Wie viel ist zu viel?
Im konkreten Fall spricht 1&1 in der Kündigung von einer Datennutzung von monatlich 600 GB oder mehr. Das, so der Provider weiter, wäre etwa zehnmal so viel, wie Kunden dieses Tarifs üblicherweise verbrauchen, was an und für sich schon ein interessanter Einblick ins Kundenprofil ist.
Während der Kunde eine arglistige Täuschung gemäß § 123 BGB von 1&1 verwirklicht sieht, dürfte der Sachverhalt sich womöglich doch etwas komplizierter darstellen. Grundsätzlich hat 1&1 als Leistungserbringer wohl durchaus die Möglichkeit, eine Nutzungsquote festzulegen, doch ob die Formulierung der Leistungsbeschreibung hierfür konkret genug ist, muss wohl anderweitig geklärt werden.
Sollten Fälle wie dieser von Gerichten geklärt werden, was etwa häufiger von Verbraucherzentralen bei unklaren Vertragsbedingungen vorangetrieben wird, könnten Provider gezwungen werden, konkretere Nutzungsgrenzen konsequent zu definieren. An anderer Stelle tut 1&1 das bereits und nennt etwa eine Höchstzahl von 3.000 zulässigen SMS im Rahmen der SMS-Flatrate.
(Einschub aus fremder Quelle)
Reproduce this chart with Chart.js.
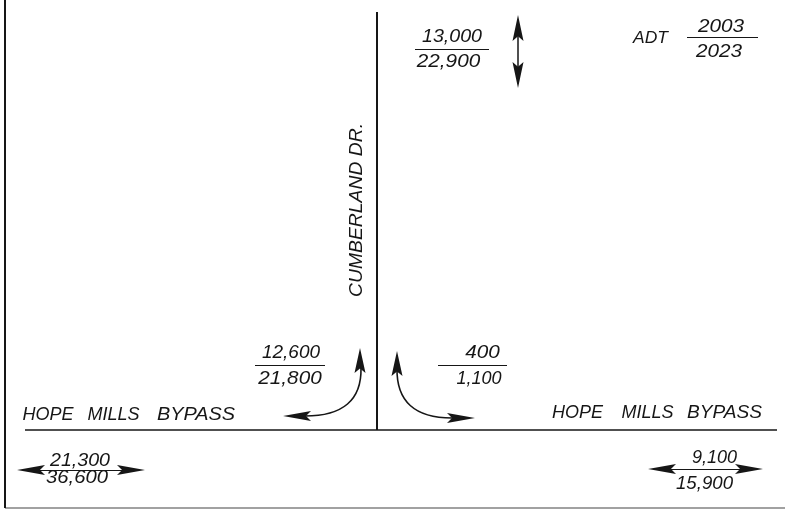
<!DOCTYPE html>
<html>
<head>
<meta charset="utf-8">
<script src="https://cdn.jsdelivr.net/npm/chart.js@4"></script>
<style>
html,body{margin:0;padding:0;background:#fff;}
#wrap{width:785px;height:511px;}
</style>
</head>
<body>
<div id="wrap"><canvas id="c" width="785" height="511"></canvas></div>
<script>
// ---------- DATA ----------
const roads = ['CUMBERLAND DR.', 'HOPE MILLS BYPASS'];
const legendTitle = 'ADT';
const years = ['2003', '2023'];
const movements = ['Cumberland Dr. (north)', 'Cumberland Dr. / Bypass west turns', 'Cumberland Dr. / Bypass east turns', 'Bypass west', 'Bypass east'];
const adt2003 = [13000, 12600, 400, 21300, 9100];
const adt2023 = [22900, 21800, 1100, 36600, 15900];

// ---------- LAYOUT (diagram geometry, in scale units) ----------
const labelBoxes = [
  {top:[422,482,42], bot:[415,482,67], bar:[415,489,49]},
  {top:[262,320,358], bot:[258,322,384], bar:[255,325,365]},
  {top:[465,500,358], bot:[460,498,384], bar:[438,507,365]},
  {top:[50,110,466], bot:[46,108,483], bar:null},
  {top:[692,737,463], bot:[676,733,489], bar:null}
];
const fmt = v => v.toLocaleString('en-US');
const INK = '#161616';
const FONT = '"Liberation Sans", Arial, sans-serif';

const diagramPlugin = {
  id: 'diagram',
  afterDraw(chart) {
    const ctx = chart.ctx, sx = chart.scales.x, sy = chart.scales.y;
    const X = v => sx.getPixelForValue(v), Y = v => sy.getPixelForValue(v);
    ctx.save();
    ctx.fillStyle = INK; ctx.strokeStyle = INK;
    ctx.textBaseline = 'alphabetic'; ctx.textAlign = 'left';

    function boxText(str, x0, x1, yb, size) {
      ctx.font = 'italic ' + size + 'px ' + FONT;
      const w = ctx.measureText(str).width;
      const target = X(x1) - X(x0);
      const s = Math.max(1.0, Math.min(1.15, target / w));
      const cx = (X(x0) + X(x1)) / 2;
      ctx.save();
      ctx.translate(cx - w * s / 2, Y(yb));
      ctx.scale(s, 1);
      ctx.fillText(str, 0, 0);
      ctx.restore();
    }
    function hline(x0, x1, y, lw) {
      ctx.lineWidth = lw; ctx.beginPath();
      ctx.moveTo(X(x0), Y(y) + 0.5); ctx.lineTo(X(x1), Y(y) + 0.5); ctx.stroke();
    }
    function head(tx, ty, dx, dy, len, hw) {
      const px = -dy, py = dx;
      const bx = X(tx) - dx * len, by = Y(ty) - dy * len;
      ctx.beginPath();
      ctx.moveTo(X(tx), Y(ty));
      ctx.lineTo(bx + px * hw, by + py * hw);
      ctx.lineTo(X(tx) - dx * len * 0.82, Y(ty) - dy * len * 0.82);
      ctx.lineTo(bx - px * hw, by - py * hw);
      ctx.closePath(); ctx.fill();
    }

    // ADT labels
    movements.forEach((m, i) => {
      const b = labelBoxes[i];
      boxText(fmt(adt2003[i]), b.top[0], b.top[1], b.top[2], 18);
      boxText(fmt(adt2023[i]), b.bot[0], b.bot[1], b.bot[2], 18);
      if (b.bar) hline(b.bar[0], b.bar[1], b.bar[2], 1);
    });

    // legend
    boxText(legendTitle, 633, 668, 43, 16);
    boxText(years[0], 697, 745, 32, 18);
    boxText(years[1], 695, 743, 57, 18);
    hline(687, 758, 37, 1);

    // road names
    const hw = roads[1].split(' ');
    [[25,71],[92,135],[157,235]].forEach((p, k) => boxText(hw[k], p[0], p[1], 420, 18));
    [[553,602],[622,673],[687,762]].forEach((p, k) => boxText(hw[k], p[0], p[1], 418, 18));
    ctx.save();
    ctx.translate(X(362), Y(297));
    ctx.rotate(-Math.PI / 2);
    ctx.font = 'italic 18px ' + FONT;
    const cw = ctx.measureText(roads[0]).width;
    ctx.scale((Y(297) - Y(123)) / cw, 1);
    ctx.fillText(roads[0], 0, 0);
    ctx.restore();

    // vertical double arrow (north leg)
    ctx.lineWidth = 1.5;
    ctx.beginPath(); ctx.moveTo(X(518), Y(30)); ctx.lineTo(X(518), Y(74)); ctx.stroke();
    head(518, 15, 0, -1, 26, 5.5);
    head(518, 88, 0, 1, 26, 5.5);

    // horizontal double arrows (bypass legs)
    hline(30, 132, 470, 1);
    head(17, 470, -1, 0, 28, 5);
    head(145, 470, 1, 0, 28, 5);
    hline(660, 750, 469, 1);
    head(648, 469, -1, 0, 28, 5);
    head(763, 469, 1, 0, 28, 5);

    // turning arrows
    ctx.lineWidth = 1.6;
    ctx.beginPath(); ctx.moveTo(X(361), Y(368));
    ctx.quadraticCurveTo(X(362), Y(416), X(305), Y(416)); ctx.stroke();
    head(360, 348, 0, -1, 25, 5.5);
    head(283, 416, -1, 0, 28, 5);
    ctx.beginPath(); ctx.moveTo(X(397), Y(368));
    ctx.quadraticCurveTo(X(396), Y(418), X(452), Y(418)); ctx.stroke();
    head(397, 351, 0, -1, 25, 5.5);
    head(475, 418, 1, 0, 28, 5);

    ctx.restore();
  }
};

const seg = (a, b) => ({data: [a, b], showLine: true, borderColor: INK, pointRadius: 0, fill: false});
new Chart(document.getElementById('c'), {
  type: 'scatter',
  data: {
    datasets: [
      Object.assign(seg({x:377,y:12},{x:377,y:430}), {borderWidth: 2}),
      Object.assign(seg({x:25,y:430},{x:777,y:430}), {borderWidth: 1.5}),
      Object.assign(seg({x:5,y:0},{x:5,y:508}), {borderWidth: 2}),
      Object.assign(seg({x:5,y:508},{x:785,y:508}), {borderWidth: 1.2, borderColor: '#444'})
    ]
  },
  options: {
    responsive: false,
    animation: false,
    layout: {padding: 0},
    plugins: {legend: {display: false}, tooltip: {enabled: false}},
    scales: {
      x: {type: 'linear', min: 0, max: 785, display: false},
      y: {type: 'linear', min: 0, max: 511, reverse: true, display: false}
    }
  },
  plugins: [diagramPlugin]
});
</script>
</body>
</html>
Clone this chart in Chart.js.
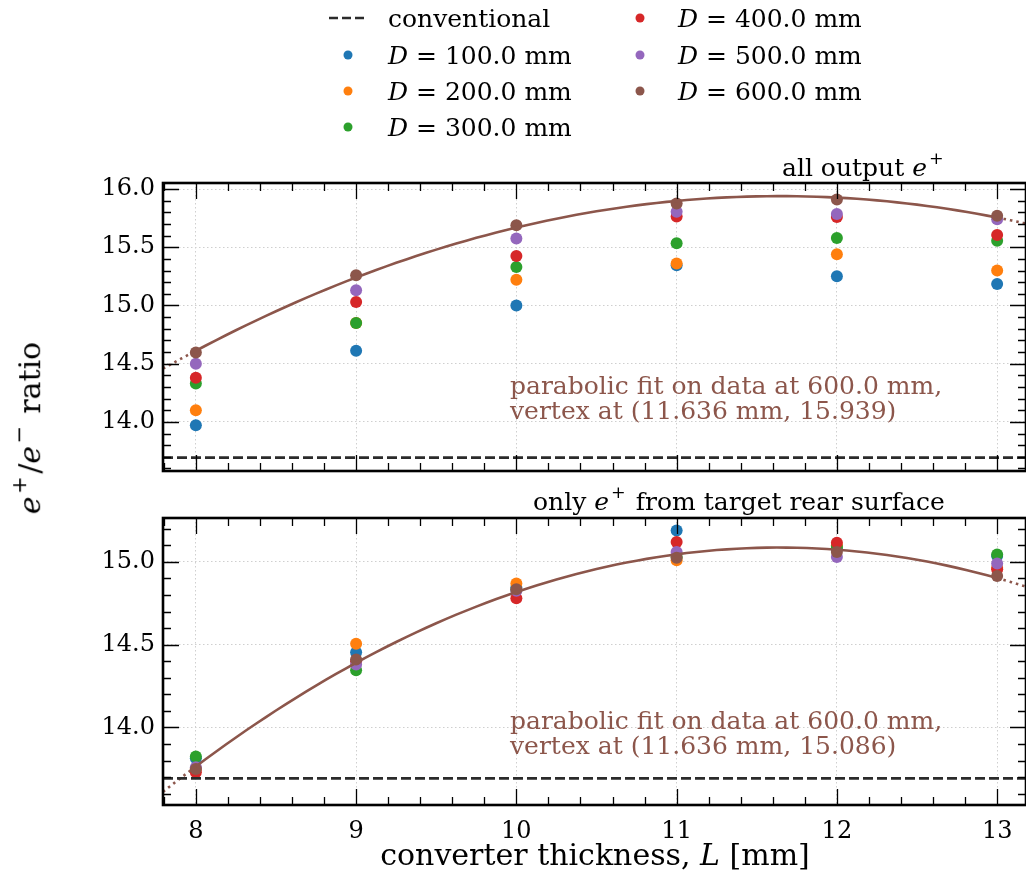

Im Kern stellt sich, wie in der Vergangenheit bei ähnlich gelagerten Fällen bereits, für Kunden die Frage, ob ein Unlimited-Tarif hält, was er verspricht. Klar ist: Unlimited-Tarife für unter zehn Euro anzubieten, ist vorwiegend ein Marketing-Manöver und kann kaum ökonomisch unterlegt sein. Die Kalkulation geht stets von der im eigenen Kundenstamm isolierten Durchschnittsnutzung aus, während der Vertrag aber deutlich mehr verspricht, als der Durchschnittskunde in Anspruch nimmt. Soll dieses Versprechen eingelöst werden, erleidet die Kalkulation Schiffbruch und der Kunde die Kündigung.